Short problem >>
Copy each line below exactly and leave the pictures out.

Exercise data >>
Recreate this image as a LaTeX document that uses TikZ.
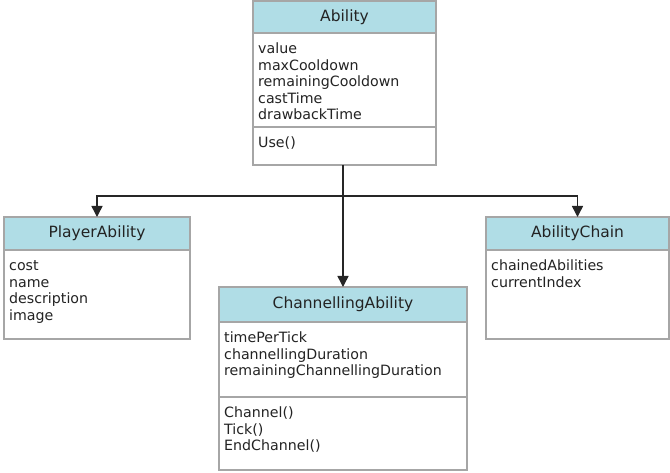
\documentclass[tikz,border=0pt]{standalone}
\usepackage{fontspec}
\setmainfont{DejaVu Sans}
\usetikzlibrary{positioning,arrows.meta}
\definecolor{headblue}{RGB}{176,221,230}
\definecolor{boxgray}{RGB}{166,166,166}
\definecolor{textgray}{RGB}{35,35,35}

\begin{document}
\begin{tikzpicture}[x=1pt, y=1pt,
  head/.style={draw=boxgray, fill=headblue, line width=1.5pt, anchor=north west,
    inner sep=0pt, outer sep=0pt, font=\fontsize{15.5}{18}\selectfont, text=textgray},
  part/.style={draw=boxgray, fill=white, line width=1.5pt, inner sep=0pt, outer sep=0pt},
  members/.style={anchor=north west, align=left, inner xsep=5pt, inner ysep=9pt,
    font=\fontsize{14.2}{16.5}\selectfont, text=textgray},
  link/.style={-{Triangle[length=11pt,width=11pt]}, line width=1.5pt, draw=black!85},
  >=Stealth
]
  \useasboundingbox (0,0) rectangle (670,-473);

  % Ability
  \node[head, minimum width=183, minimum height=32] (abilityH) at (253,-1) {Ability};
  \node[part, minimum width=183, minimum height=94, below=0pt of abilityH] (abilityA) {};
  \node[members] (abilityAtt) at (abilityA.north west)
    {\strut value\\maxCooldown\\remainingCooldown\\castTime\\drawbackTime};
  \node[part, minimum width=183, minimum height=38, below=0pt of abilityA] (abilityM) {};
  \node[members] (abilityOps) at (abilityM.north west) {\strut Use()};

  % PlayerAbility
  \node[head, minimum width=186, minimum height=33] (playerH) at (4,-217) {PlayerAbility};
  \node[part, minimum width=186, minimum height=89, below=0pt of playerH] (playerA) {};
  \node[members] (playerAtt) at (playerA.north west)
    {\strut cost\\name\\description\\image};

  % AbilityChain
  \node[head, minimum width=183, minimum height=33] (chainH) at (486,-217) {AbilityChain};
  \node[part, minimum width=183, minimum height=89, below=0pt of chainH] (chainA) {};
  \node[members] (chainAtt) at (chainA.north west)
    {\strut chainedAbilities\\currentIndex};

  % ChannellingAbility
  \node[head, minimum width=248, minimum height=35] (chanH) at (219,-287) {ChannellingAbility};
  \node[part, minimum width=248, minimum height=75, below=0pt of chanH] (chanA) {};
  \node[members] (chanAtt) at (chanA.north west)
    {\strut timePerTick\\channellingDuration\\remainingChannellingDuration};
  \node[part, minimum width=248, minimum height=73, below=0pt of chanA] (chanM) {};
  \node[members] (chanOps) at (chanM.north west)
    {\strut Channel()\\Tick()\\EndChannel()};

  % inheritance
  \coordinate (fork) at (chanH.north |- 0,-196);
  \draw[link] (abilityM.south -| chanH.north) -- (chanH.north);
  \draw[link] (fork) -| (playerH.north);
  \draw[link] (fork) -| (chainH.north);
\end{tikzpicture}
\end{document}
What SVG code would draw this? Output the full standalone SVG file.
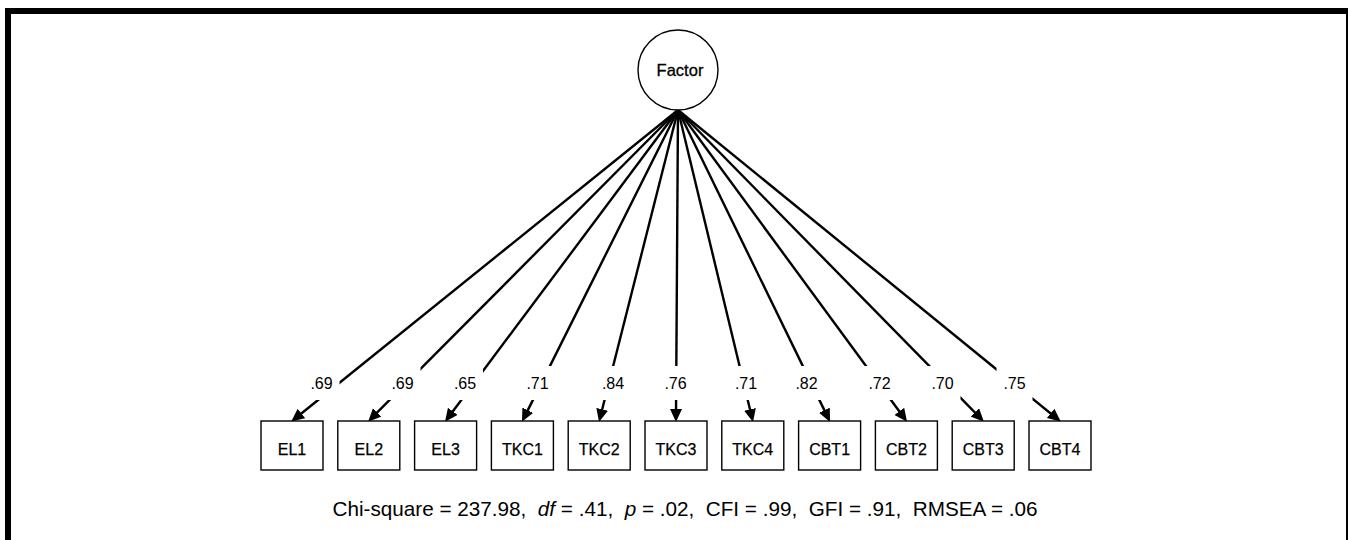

Solution for this exercise >>
Recreate this image as a LaTeX document that uses TikZ.
\documentclass[tikz,border=0pt]{standalone}
\usepackage{fontspec}
\setmainfont{DejaVu Sans}
\usetikzlibrary{positioning,arrows.meta}
\definecolor{headblue}{RGB}{176,221,230}
\definecolor{boxgray}{RGB}{166,166,166}
\definecolor{textgray}{RGB}{35,35,35}

\begin{document}
\begin{tikzpicture}[x=1pt, y=1pt,
  head/.style={draw=boxgray, fill=headblue, line width=1.5pt, anchor=north west,
    inner sep=0pt, outer sep=0pt, font=\fontsize{15.5}{18}\selectfont, text=textgray},
  part/.style={draw=boxgray, fill=white, line width=1.5pt, inner sep=0pt, outer sep=0pt},
  members/.style={anchor=north west, align=left, inner xsep=5pt, inner ysep=9pt,
    font=\fontsize{14.2}{16.5}\selectfont, text=textgray},
  link/.style={-{Triangle[length=11pt,width=11pt]}, line width=1.5pt, draw=black!85},
  >=Stealth
]
  \useasboundingbox (0,0) rectangle (670,-473);

  % Ability
  \node[head, minimum width=183, minimum height=32] (abilityH) at (253,-1) {Ability};
  \node[part, minimum width=183, minimum height=94, below=0pt of abilityH] (abilityA) {};
  \node[members] (abilityAtt) at (abilityA.north west)
    {\strut value\\maxCooldown\\remainingCooldown\\castTime\\drawbackTime};
  \node[part, minimum width=183, minimum height=38, below=0pt of abilityA] (abilityM) {};
  \node[members] (abilityOps) at (abilityM.north west) {\strut Use()};

  % PlayerAbility
  \node[head, minimum width=186, minimum height=33] (playerH) at (4,-217) {PlayerAbility};
  \node[part, minimum width=186, minimum height=89, below=0pt of playerH] (playerA) {};
  \node[members] (playerAtt) at (playerA.north west)
    {\strut cost\\name\\description\\image};

  % AbilityChain
  \node[head, minimum width=183, minimum height=33] (chainH) at (486,-217) {AbilityChain};
  \node[part, minimum width=183, minimum height=89, below=0pt of chainH] (chainA) {};
  \node[members] (chainAtt) at (chainA.north west)
    {\strut chainedAbilities\\currentIndex};

  % ChannellingAbility
  \node[head, minimum width=248, minimum height=35] (chanH) at (219,-287) {ChannellingAbility};
  \node[part, minimum width=248, minimum height=75, below=0pt of chanH] (chanA) {};
  \node[members] (chanAtt) at (chanA.north west)
    {\strut timePerTick\\channellingDuration\\remainingChannellingDuration};
  \node[part, minimum width=248, minimum height=73, below=0pt of chanA] (chanM) {};
  \node[members] (chanOps) at (chanM.north west)
    {\strut Channel()\\Tick()\\EndChannel()};

  % inheritance
  \coordinate (fork) at (chanH.north |- 0,-196);
  \draw[link] (abilityM.south -| chanH.north) -- (chanH.north);
  \draw[link] (fork) -| (playerH.north);
  \draw[link] (fork) -| (chainH.north);
\end{tikzpicture}
\end{document}
What SVG code would draw this? Output the full standalone SVG file.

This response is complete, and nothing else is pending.